Drawing on a strict (some might say American) distinction between the executive and legislature, Brown notes that the “making of “policy choices” is a legislative function, while the implementation and administration of those choices is an executive function” (para 117.) Even though the legislative process in this instance began within the executive from a practical point of view, and purely executive actors such as public servants were evidently involved, it was constitutionally a parliamentary effort from the outset. As set out in paragraphs 120 and 121:  

As a matter of applying this Court’s jurisprudence, then, the legislative process begins with a bill’s formative stages, even where the bill is developed by ministers of the Crown. While a minister acts in an executive capacity when exercising statutory powers to advance government policy, that is not what happened here. The named Ministers took a set of policy decisions that eventually led to the drafting of a legislative proposal which was submitted to Cabinet.
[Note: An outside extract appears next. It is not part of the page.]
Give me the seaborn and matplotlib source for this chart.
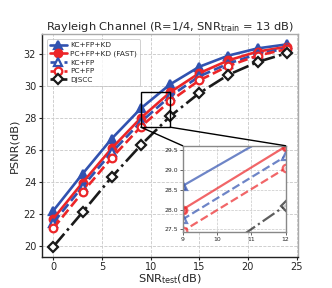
import numpy as np
import pandas as pd
import matplotlib
matplotlib.use("Agg")
import matplotlib.pyplot as plt
from matplotlib.patches import Rectangle, ConnectionPatch
import seaborn as sns

snr = [0, 3, 6, 9, 12, 15, 18, 21, 24]
kc_fp_kd = [22.2, 24.5, 26.7, 28.6, 30.1, 31.2, 31.9, 32.35, 32.6]
pc_fp_kd = [21.7, 23.95, 26.1, 28.0, 29.6, 30.8, 31.6, 32.15, 32.45]
kc_fp = [21.45, 23.7, 25.85, 27.75, 29.35, 30.6, 31.4, 32.0, 32.35]
pc_fp = [21.1, 23.35, 25.5, 27.45, 29.05, 30.35, 31.25, 31.9, 32.3]
djscc = [19.95, 22.1, 24.3, 26.3, 28.1, 29.55, 30.7, 31.5, 32.05]
labels = ["KC+FP+KD", "PC+FP+KD (FAST)", "KC+FP", "PC+FP", "DJSCC"]

BLUE = "#3152b0"
RED = "#ec2528"
BLACK = "#1a1a1a"

sns.set_theme(style="whitegrid")
plt.rcParams["font.family"] = ["DejaVu Sans"]

fig = plt.figure(figsize=(3.32, 2.88), dpi=100)
ax = fig.add_axes([0.1256, 0.1087, 0.7734, 0.7723])

series = [
    (kc_fp_kd, labels[0], BLUE, "-", "^", True),
    (pc_fp_kd, labels[1], RED, "-", "o", True),
    (kc_fp, labels[2], BLUE, "--", "^", False),
    (pc_fp, labels[3], RED, "--", "o", False),
    (djscc, labels[4], BLACK, "-.", "D", False),
]

def draw(a, lw, ms, alpha=1.0, legend=True):
    for vals, lab, col, ls, mk, filled in series:
        sns.lineplot(x=snr, y=vals, ax=a, color=col, linestyle=ls, linewidth=lw,
                     marker=mk, markersize=ms, markeredgecolor=col,
                     markerfacecolor=col if filled else "white",
                     markeredgewidth=1.6, label=lab if legend else None,
                     alpha=alpha, legend=False)

draw(ax, 1.9, 5.5)

ax.set_facecolor("white")
ax.grid(True, color="#c8c8c8", linestyle="--", linewidth=0.6)
for s in ["left", "bottom"]:
    ax.spines[s].set_color("#222222")
    ax.spines[s].set_linewidth(1.0)
for s in ["top", "right"]:
    ax.spines[s].set_color("#aaaaaa")
    ax.spines[s].set_linewidth(1.0)
ax.tick_params(axis="both", direction="out", length=2.5, width=0.8, color="#222222",
               labelsize=7.0, pad=1.5, left=True, bottom=True)
ax.set_xticks([0, 5, 10, 15, 20, 25])
ax.set_yticks([20, 22, 24, 26, 28, 30, 32])
ax.set_xlabel("SNR$_\\mathregular{test}$(dB)", fontsize=8.2, labelpad=0)
ax.set_ylabel("PSNR(dB)", fontsize=8.2, labelpad=3)
ax.set_title("Rayleigh Channel (R=1/4, SNR$_\\mathregular{train}$ = 13 dB)", fontsize=8.2, pad=3)

leg = ax.legend(loc="upper left", fontsize=5.3, frameon=True, handlelength=2.3,
                borderpad=0.4, labelspacing=0.32, handletextpad=0.5,
                bbox_to_anchor=(0.005, 0.995))
leg.get_frame().set_edgecolor("#bbbbbb")
leg.get_frame().set_linewidth(0.6)

# inset
x0, x1 = 9, 12
y0, y1 = 27.42, 29.62
axins = fig.add_axes([0.550, 0.193, 0.310, 0.301])
draw(axins, 1.6, 5.5, alpha=0.7, legend=False)
axins.set_xlim(x0, x1)
axins.set_ylim(y0, y1)
axins.set_facecolor("white")
axins.grid(True, color="#c8c8c8", linestyle="--", linewidth=0.5)
axins.set_xticks([9, 10, 11, 12])
axins.set_yticks([27.5, 28.0, 28.5, 29.0, 29.5])
axins.tick_params(labelsize=4.4, length=2, width=0.5, pad=1.5, left=True, bottom=True,
                  direction="out")
for s in axins.spines.values():
    s.set_color("#888888")
    s.set_linewidth(1.0)

rect = Rectangle((x0, y0), x1 - x0, y1 - y0, fill=False, edgecolor="black",
                 linewidth=1.0, zorder=5)
ax.add_patch(rect)
for (xa, ya), (xb, yb) in [((x0, y0), (0, 1)), ((x1, y0), (1, 1))]:
    con = ConnectionPatch(xyA=(xa, ya), coordsA=ax.transData, xyB=(xb, yb),
                          coordsB=axins.transAxes, color="black", linewidth=1.0)
    fig.add_artist(con)

fig.savefig("out.png", dpi=100)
This ultimately led to the formulation and introduction of the omnibus bills in the House of Commons. All of the impugned actions form part of the legislative process of introducing bills in Parliament and were taken by the Ministers acting in a legislative capacity.  

  Moreover, the impugned actions in this case did not become “executive” as opposed to “legislative” simply because they were carried out by, or with the assistance of, public servants. Public servants making policy recommendations prior to the formulation and introduction of a bill are not “executing” existing legislative policy or direction. Their actions, rather, are directed to informing potential changes to legislative policy and are squarely legislative in nature. 

In this formal understanding, therefore, the Constitution Act, 1867 provides strict boundaries between executive and legislative activities, even though these lines are crossed as a matter of course owing to the conventions of responsible government.  

Brown’s analysis offers a spirited defence of the formal constitution and of the importance of not getting caught in the realities of responsible government when discussing the roles and powers of the Crown and Parliament. In particular, it should encourage us to be careful when engaging in tropish discussions of the ‘fusion’ of the executive and legislature in the Westminster tradition.  

Finally, Brown’s opinion belongs to what I see as the ‘Revenge of the 1867 Constitution’ in Canada. After 1982, the study of constitutional law became focused on the new Constitution Act, 1982, which includes the Charter of Rights and Freedoms and the amending formula. While students of federalism still paid attention to the division of powers in the 1867 act, the historic relationship between the Crown and Parliament, and the importance of delineating between the executive and legislative powers, garnered less attention. A slew of recent cases have brought the Constitution Act, 1867 back to the fore and reminded us that there’s a lot more to the constitution than the Charter. Mikisew reinforces this point, even when section 35 of the Constitution Act, 1982 is at issue.